Somut uyuşmazlıkta; davacı taraf işçilik alacaklarını alamadığı gerekçesiyle, davalı tarafa gönderdiği .... Noterliğinin 29/08/2011 tarih ve 9154 yevmiye sayılı ihtarnamesi ile hizmet akdini feshettiğini iddia etmiş ve yargılama aşamasında dinlenen tanık beyanları ile uyumlu şekilde hazırlanmış bilirkişi raporundan davacının davalıdan hizmet akdinden kaynaklanan ücret alacakları olduğu anlaşılmıştır. Hal böyle olunca davacının aralarındaki hizmet akdini haklı nedenle sona erdirdiği ispat edilmiştir. Ancak mahkemece davacının hizmet akdini feshinin haklı olup olmadığı tartışılmaksızın BK gereğince kıdem tazminatı talep edilemeyeceğinden tazminat talebinin reddine karar verilmiştir. Oysaki maddi olayları ileri sürmek taraflara, hukuki nitelendirme yapmak ve uygulanacak kanun maddelerini belirlemek hakime aittir (6100 sayılı HMK m. 33). İddianın ileri sürülüş şekline göre dava hizmet akdinin haksız olarak feshedilmesi nedeniyle hak kazanılacak olan muhik tazminat alacağı isteğine ilişkindir. Mahkemece 818 sayılı BK’nun 345. maddesine göre belirlenecek muhik tazminat miktarı üzerinden davacının kıdem tazminatı alacağına ilişkin muhik tazminat adı altında bir karar verilmesi gerekirken yanılgılı değerlendirme ile yazılı şekilde karar verilmesi usul ve yasaya aykırı olup, bozmayı gerektirir.

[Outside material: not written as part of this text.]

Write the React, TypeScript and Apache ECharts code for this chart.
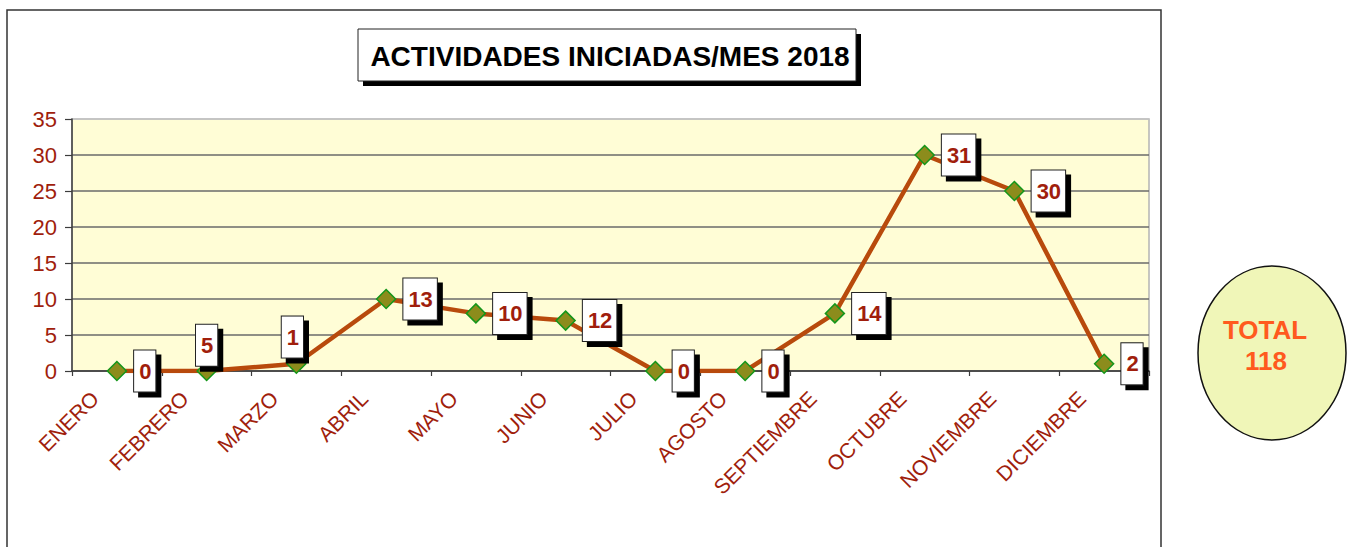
import React, { useEffect, useRef } from 'react';
import * as echarts from 'echarts';

const months = ['ENERO', 'FEBRERO', 'MARZO', 'ABRIL', 'MAYO', 'JUNIO', 'JULIO', 'AGOSTO', 'SEPTIEMBRE', 'OCTUBRE', 'NOVIEMBRE', 'DICIEMBRE'];
// plotted marker positions (as drawn in the picture)
const plottedValues = [0, 0, 1, 10, 8, 7, 0, 0, 8, 30, 25, 1];
// values written in the data-label boxes
const labelValues = [0, 5, 1, 13, 10, 12, 0, 0, 14, 31, 30, 2];
const yMin = 0;
const yMax = 35;
const yStep = 5;
const chartTitle = 'ACTIVIDADES INICIADAS/MES 2018';
const totalCaption = 'TOTAL';

const FONT = 'Liberation Sans, Arial, Helvetica, sans-serif';
const RED = '#A01E0C';

export default function App() {
  const ref = useRef<HTMLDivElement>(null);

  useEffect(() => {
    if (!ref.current) return;
    const chart = echarts.init(ref.current, undefined, { renderer: 'svg' });
    const total = labelValues.reduce((a, b) => a + b, 0);

    const data = plottedValues.map((v, i) => {
      const item: any = { value: v, label: { formatter: String(labelValues[i]) } };
      if (i === 1) item.label = { ...item.label, position: 'top', distance: -5 };
      if (i === 2) item.label = { ...item.label, position: 'top', distance: -4, offset: [-4, 0] };
      return item;
    });

    const splitColors = [] as string[];
    for (let v = yMin; v <= yMax; v += yStep) splitColors.push(v === yMax ? '#C4C4C4' : '#6A6A6A');

    chart.setOption({
      animation: false,
      backgroundColor: '#ffffff',
      grid: {
        left: 72,
        top: 119,
        right: 202,
        bottom: 176,
        show: true,
        backgroundColor: '#FFFDD6',
        borderColor: '#B4B4B4',
        borderWidth: 1.5,
      },
      xAxis: {
        type: 'category',
        data: months,
        boundaryGap: true,
        axisLine: { show: true, lineStyle: { color: '#3C3C3C', width: 1.5 } },
        axisTick: { show: true, length: 5, lineStyle: { color: '#3C3C3C', width: 1.2 } },
        axisLabel: {
          interval: 0,
          rotate: 45,
          margin: 2,
          padding: [0, 31, 0, 0],
          color: RED,
          fontSize: 21,
          fontFamily: FONT,
        },
        splitLine: { show: false },
      },
      yAxis: {
        type: 'value',
        min: yMin,
        max: yMax,
        interval: yStep,
        axisLine: { show: true, lineStyle: { color: '#3C3C3C', width: 1.5 } },
        axisTick: { show: true, length: 7, lineStyle: { color: '#3C3C3C', width: 1.2 } },
        axisLabel: { color: RED, fontSize: 22, fontFamily: FONT, margin: 15 },
        splitLine: { show: true, lineStyle: { color: splitColors, width: 1.6 } },
      },
      series: [
        {
          type: 'line',
          data,
          symbol: 'diamond',
          symbolSize: 19,
          showAllSymbol: true,
          lineStyle: { color: '#B84A0C', width: 4.5 },
          itemStyle: { color: '#8C8C1C', borderColor: '#14961A', borderWidth: 1.5 },
          label: {
            show: true,
            position: 'right',
            distance: 7,
            color: RED,
            fontFamily: FONT,
            fontWeight: 'bold',
            fontSize: 22,
            lineHeight: 22,
            backgroundColor: '#ffffff',
            borderColor: '#222222',
            borderWidth: 1,
            padding: [10, 4, 9, 5],
            shadowColor: '#000000',
            shadowBlur: 0,
            shadowOffsetX: 5,
            shadowOffsetY: 5,
          },
          emphasis: { disabled: true },
          z: 3,
        },
      ],
      graphic: [
        {
          type: 'rect',
          silent: true,
          shape: { x: 7, y: 10, width: 1154, height: 600 },
          style: { fill: 'none', stroke: '#333333', lineWidth: 1.5 },
          z: -10,
        },
        {
          type: 'group',
          silent: true,
          children: [
            {
              type: 'rect',
              shape: { x: 363, y: 34, width: 498, height: 52 },
              style: { fill: '#000000' },
            },
            {
              type: 'rect',
              shape: { x: 358, y: 29, width: 498, height: 52 },
              style: { fill: '#ffffff', stroke: '#222222', lineWidth: 1 },
            },
            {
              type: 'text',
              x: 610,
              y: 56,
              style: {
                text: chartTitle,
                fill: '#000000',
                font: `bold 28px ${FONT}`,
                align: 'center',
                verticalAlign: 'middle',
              },
            },
          ],
        },
        {
          type: 'group',
          silent: true,
          children: [
            {
              type: 'ellipse',
              shape: { cx: 1272, cy: 353, rx: 74, ry: 87 },
              style: { fill: '#F0F6B8', stroke: '#111111', lineWidth: 1.5 },
            },
            {
              type: 'text',
              x: 1265,
              y: 330,
              style: {
                text: totalCaption,
                fill: '#FF5A1E',
                font: `bold 26px ${FONT}`,
                align: 'center',
                verticalAlign: 'middle',
              },
            },
            {
              type: 'text',
              x: 1266,
              y: 361,
              style: {
                text: String(total),
                fill: '#FF5A1E',
                font: `bold 26px ${FONT}`,
                align: 'center',
                verticalAlign: 'middle',
              },
            },
          ],
        },
      ],
    });

    return () => chart.dispose();
  }, []);

  return (
    <div
      ref={ref}
      style={{ position: 'fixed', left: 0, top: 0, width: 1351, height: 547, background: '#fff' }}
    />
  );
}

SONUÇ: Yukarıda (1) nolu bentte açıklanan nedenlerle davalının tüm, davacının sair temyiz itirazlarının reddine, (2) nolu bentte açıklanan nedenlerle mahkeme kararının davacı yararına BOZULMASINA, peşin alınan harcın istek halinde davacıya iadesine, 809,90 TL bakiye temyiz harcının temyiz eden davalıya yükletilmesine, 6100 sayılı HMK'nın Geçici Madde 3 atfıyla 1086 sayılı HUMK'nın 440. maddesi gereğince karar düzeltme yolu kapalı olmak üzere, 21/12/2022 tarihinde oy birliği ile karar verildi.